Foi assim, como quem estava ali só de corpo presente, que se comportaram muitos dos representantes dos governos do mundo ao longo da conferência. A situação seria menos vergonhosa se ficasse restrita a esse humor capenga, na linha "a ONU segundo Monty Python", mas quem acompanhou as batalhas intermináveis em torno de uma vírgula sabe que foi muito pior que isso.

A COP-8 marca o triunfo do sarumanismo dentro da CBD (Convenção sobre Diversidade Biológica). "Sarumanismo", claro, exige explicação, mas a metáfora vale a pena. Saruman é o nome do mago renegado do romance "O Senhor dos Anéis", que começou como proponente de uma utopia tecnológica e acabou como tirano fracassado. Não que os delegados da COP-8 tenham pessoalmente o desagradável hábito sarumânico de alimentar fornalhas com árvores inteiras, mas numa coisa muitos deles são iguais: o divórcio entre palavra e ação (neste caso, mais inação do que qualquer outra coisa) que dominou o evento.

O britânico Tom Shippey, estudioso da obra de Tolkien, disse certa vez que Saruman é o único personagem do livro que fala como um político – ou diplomata – do século 20 ou 21, e por isso ele é tão odioso. O mago ficaria orgulhoso com o espetáculo deprimente dado pela delegada Felicity Buchanan, da Nova Zelândia, que deteve as conversas sobre o regime de acesso a recursos genéticos e repartição de benefícios durante 60 preciosos minutos porque não queria uma menção a "derivativos" desses recursos no texto.

Detalhe: o texto estava muito longe de ser uma decisão final. Tratava-se apenas de uma recomendação para o grupo de especialistas que deve se reunir nos próximos anos para discutir a viabilidade de um certificado internacional de origem de produtos derivados da biodiversidade.
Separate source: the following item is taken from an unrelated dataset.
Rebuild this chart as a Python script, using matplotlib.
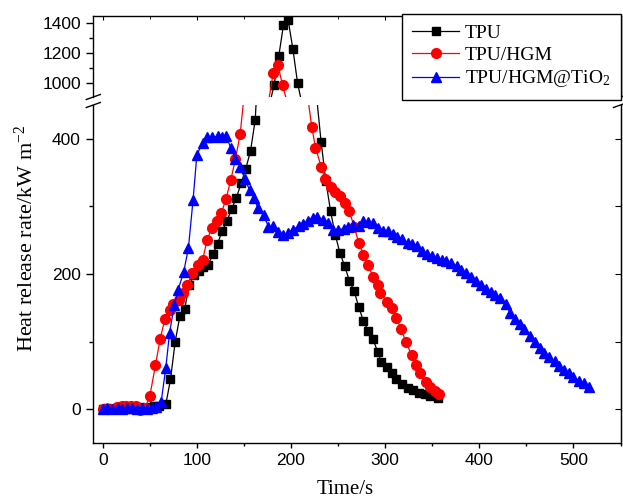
import matplotlib
matplotlib.use('Agg')
import matplotlib.pyplot as plt
from matplotlib.ticker import MultipleLocator
from matplotlib.lines import Line2D

plt.rcParams['font.family'] = 'Liberation Sans'
plt.rcParams['mathtext.fontset'] = 'custom'
plt.rcParams['mathtext.rm'] = 'Liberation Serif'
plt.rcParams['mathtext.it'] = 'Liberation Serif:italic'

# TPU
tpu_t = [0, 5, 10, 15, 20, 25, 30, 35, 40, 45, 50, 55, 60, 67, 72, 77, 82, 87, 92, 97,
         102, 107, 112, 117, 122, 127, 132, 137, 142, 147, 152, 157, 162, 167, 172, 177,
         182, 187, 192, 197, 202, 207, 212, 217, 222, 227, 232, 237, 242, 247, 252, 257,
         262, 267, 272, 277, 282, 287, 292, 296, 302, 307, 312, 318, 324, 330, 336, 342,
         348, 356]
tpu_y = [1, 2, 1, 2, 0, 2, 3, 2, 3, 2, 3, 4, 5, 7, 44, 100, 138, 148, 184, 198,
         205, 210, 214, 229, 245, 264, 279, 296, 313, 334, 356, 382, 428, 560, 700, 850,
         987, 1180, 1387, 1420, 1227, 1000, 850, 700, 560, 465, 395, 338, 293, 258, 231, 212,
         190, 175, 151, 130, 116, 104, 85, 70, 63, 54, 44, 37, 32, 28, 24, 22,
         20, 17]

# TPU/HGM
hgm_t = [0, 5, 10, 15, 20, 25, 30, 35, 40, 45, 50, 56, 61, 66, 71, 75, 81, 85, 90, 95,
         101, 106, 111, 116, 121, 126, 131, 136, 141, 146, 151, 156, 161, 166, 171, 176,
         181, 186, 191, 196, 201, 206, 211, 216, 222, 226, 232, 236, 242, 247, 252, 257,
         262, 267, 272, 277, 282, 287, 292, 295, 302, 307, 312, 317, 322, 328, 333, 337,
         343, 348, 353, 357]
hgm_y = [0, 0, 1, 3, 5, 4, 5, 4, -1, 2, 19, 65, 104, 133, 147, 156, 162, 172, 184, 201,
         213, 220, 251, 268, 279, 290, 311, 339, 370, 407, 475, 540, 620, 710, 790, 870,
         1064, 1120, 987, 870, 750, 640, 560, 480, 418, 387, 359, 341, 329, 321, 316, 305,
         293, 270, 246, 228, 213, 196, 184, 172, 159, 150, 135, 118, 100, 80, 66, 53,
         40, 33, 27, 22]

# TPU/HGM@TiO2
tio_t = [0, 5, 10, 16, 21, 26, 31, 36, 42, 47, 52, 57, 62, 67, 71, 76, 80, 86, 91, 96,
         100, 106, 111, 116, 122, 127, 131, 136, 141, 146, 151, 156, 161, 165, 171, 176,
         181, 186, 192, 197, 202, 208, 213, 218, 223, 228, 234, 239, 245, 250, 256, 261,
         266, 272, 277, 282, 287, 292, 298, 303, 308, 313, 318, 324, 329, 334, 339, 344,
         350, 355, 360, 365, 370, 376, 381, 386, 391, 396, 402, 407, 412, 417, 422, 428,
         433, 438, 443, 448, 454, 459, 464, 469, 474, 480, 485, 490, 495, 500, 506, 511, 517]
tio_y = [1, 2, 1, 2, 1, 2, 2, 1, 2, 1, 2, 3, 10, 61, 113, 154, 176, 203, 238, 310,
         376, 394, 403, 402, 404, 403, 404, 387, 370, 358, 341, 324, 312, 297, 287, 270,
         271, 262, 257, 261, 265, 271, 274, 279, 283, 285, 280, 275, 265, 265, 267, 270,
         272, 271, 278, 277, 275, 268, 264, 264, 259, 255, 252, 246, 244, 242, 234, 230,
         226, 223, 221, 219, 216, 212, 206, 201, 196, 189, 183, 178, 174, 169, 164, 155,
         142, 133, 126, 119, 109, 99, 90, 83, 77, 71, 64, 58, 53, 48, 42, 39, 33]

series = [
    (tpu_t, tpu_y, 'black', 's', 5.8, 'TPU'),
    (hgm_t, hgm_y, 'red', 'o', 7, 'TPU/HGM'),
    (tio_t, tio_y, 'blue', '^', 7.2, 'TPU/HGM@TiO$_2$'),
]

fig = plt.figure(figsize=(6.23, 4.99), dpi=100)
L, W = 93.3 / 623, (620.5 - 93.3) / 623
ax_top = fig.add_axes([L, 1 - 97 / 499, W, (97 - 15.7) / 499])
ax_bot = fig.add_axes([L, 1 - 443 / 499, W, (443 - 105) / 499])

for ax in (ax_top, ax_bot):
    for t, y, c, m, ms, lab in series:
        ax.plot(t, y, color=c, marker=m, markersize=ms, lw=0.9, label=lab,
                markeredgecolor=c)
    ax.set_xlim(-10, 550)
    ax.xaxis.set_major_locator(MultipleLocator(100))
    ax.xaxis.set_minor_locator(MultipleLocator(50))
    for s in ax.spines.values():
        s.set_linewidth(1.0)
    ax.tick_params(axis='y', which='major', direction='out', length=5, width=1,
                   labelsize=12.5, pad=4)
    ax.tick_params(axis='y', which='minor', direction='out', length=3, width=1)
    sec = ax.secondary_yaxis('right')
    sec.tick_params(which='major', direction='in', length=4, labelright=False)
    sec.tick_params(which='minor', direction='in', length=2.5)

ax_top.set_ylim(907, 1450)
ax_top.set_yticks([1000, 1200, 1400])
ax_top.yaxis.set_minor_locator(MultipleLocator(100))
ax_top.spines['bottom'].set_visible(False)
ax_top.xaxis.set_ticks_position('top')
ax_top.tick_params(axis='x', which='both', direction='in', length=3, labeltop=False)
ax_top.tick_params(axis='x', which='minor', length=2)

ax_bot.set_ylim(-50, 450)
ax_bot.set_yticks([0, 200, 400])
ax_bot.yaxis.set_minor_locator(MultipleLocator(100))
ax_bot.spines['top'].set_visible(False)
ax_bot.xaxis.set_ticks_position('bottom')
ax_bot.tick_params(axis='x', which='major', direction='out', length=3.5, width=1,
                   labelsize=12.5, pad=4)
ax_bot.tick_params(axis='x', which='minor', direction='out', length=2.5, width=1)

# break marks on both side spines
for yc in (1 - 97 / 499, 1 - 105 / 499):
    for xc in (L, L + W):
        fig.add_artist(Line2D([xc - 7 / 623, xc + 7 / 623], [yc - 2.5 / 499, yc + 2.5 / 499],
                              color='black', lw=1.0, transform=fig.transFigure))

fig.text(26 / 623, 1 - 238 / 499, 'Heat release rate/kW m$^{-2}$', rotation=90,
         ha='center', va='center', fontsize=16, family='Liberation Serif')
fig.text(345 / 623, 1 - 490 / 499, 'Time/s', ha='center', va='center',
         fontsize=15, family='Liberation Serif')

handles, labels = ax_bot.get_legend_handles_labels()
leg = fig.legend(handles, labels, loc='upper right',
                 bbox_to_anchor=(621 / 623, 1 - 14 / 499), borderaxespad=0,
                 prop={'family': 'Liberation Serif', 'size': 14}, fancybox=False,
                 edgecolor='black', framealpha=1, handlelength=2.4, handletextpad=0.3,
                 labelspacing=0.22, borderpad=0.55)
leg.get_frame().set_linewidth(1.0)

fig.savefig('out.png', dpi=100)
Incluir "derivativos" nesse certificado (ou seja, produtos alterados em relação ao recurso genético original) obviamente não interessa à indústria dos países desenvolvidos. Argumento neozelandês: permitir essa discussão equivaleria a transferir decisões políticas para um grupo técnico. Então tá.

Convenção sem poder
A situação é mero sintoma do problema maior que é a CBD, um amontoado de boas intenções sem coordenação interna, financiamento adequado ou, o que é mais importante, poder de fato para implementar suas decisões -isso, é claro, se elas fossem mais específicas que o pedido para reduzir de forma "significativa" a perda de biodiversidade até 2010.

Também é sintoma das dificuldades do sistema multilateral da ONU, incapaz de fazer as nações enxergarem um problema realmente global e fazer alguma coisa a respeito sem colocar seu interesse próprio de curto prazo na frente de todo o resto. Enquanto a ciência diz há pelo menos 15 anos que a Terra está entrando numa fase de extinções em massa causadas pela mão humana, os delegados acham que mais estudos são necessários. Atiram pela janela o princípio da precaução, segundo o qual ninguém precisa de todas as informações do mundo para agir contra uma catástrofe.

Dito desse jeito, parece que a culpa é só da CBD e da ONU. Não é. Também está sobre as cabeças de boa parte das ONGs que encheram o evento de Curitiba com protestos barulhentos, alimentando a velha paranóia em relação aos transgênicos (até onde se sabe, injustificada, pelo menos por enquanto) e desviando energia do essencial. Enquanto elas cerravam fileiras contra o tigre de papel das "sementes suicidas" Terminator, a farsa continuava.

Ahmed Djoghlaf, o recém-empossado secretário-geral da CBD, repetia o tempo todo que a convenção havia "voltado para casa [nasceu na Eco-92, no Rio] para ganhar vida nova". O que se viu ali, porém, foi um morto-vivo.